Monday, February 8, 2010

What makes Company Culture?

Company 'culture' is the buzzword these days. Start-up culture often refers to a work ethic that sacrifices balance. My last post quoted some startup triplet advice - "Hire and invest in your culture." However, it seems talk of culture quickly becomes abstract. To understand and impact culture we need to be more specific.

For me, culture brings productivity and satisfaction through:

Shared purpose. Is there clear and common purpose to people's work? Do actions demonstrate a team approach towards accomplishing a common goal? Do employees understand the company's mission and their role towards accomplishing it? Awesome communication fits in here.

Accountability. Are employees given real responsibilities? Are those tasks followed up on (by leaders and peers) and implemented? We can stick rewards and recognitions here for now.

Opportunity.

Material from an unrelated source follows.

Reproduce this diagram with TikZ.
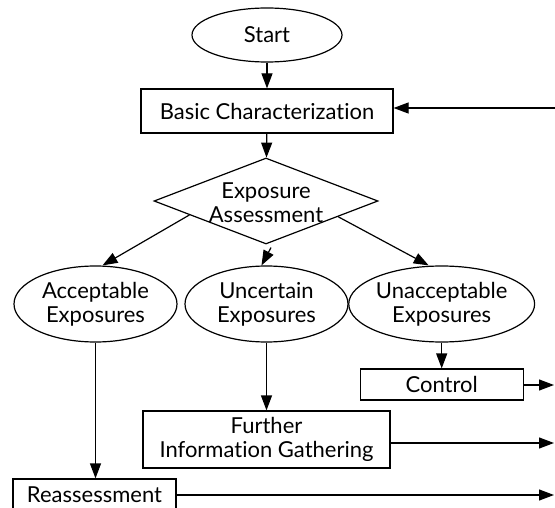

Do employees have lots of interaction with others, and ultimately an opportunity to learn?

Motivation. Are employees motivated to do their part towards the common goals on their own? (Or do they simply do the checklist requested to prepare for the weekly meeting?) Do employees believe in the value of their contributions? In the value of the company's goals?

Collaborative Decision Making. Are employees involved in the decisions that effect their work, even tangentially? Being part of the decision leads to more informed solutions and more commitment to the solution. Again, enter companies with good communication.

Flexibility. How much freedom do employees have about when and where they work, what they work on and prioritize, and stuff like how they dress. (Having flexibility alone does not make a good culture by itself).

Work Environment. What are the obvious on-site perks? We're talking free lunch, m&m's and Starbucks coffee, bean bag chairs and office slides. I guess we can throw pay, benefits, expected work hours, and whatnot here. Since visitors and job applicants notice this stuff first, it makes it important. (Again, this aspect of culture by itself is shallow and means little without some strength in the other areas.)

Defining what culture really means helps us talk concretely about measuring and improving it. For me, right now, doing well in these areas equates to a great company culture. Did I miss anything key in your culture?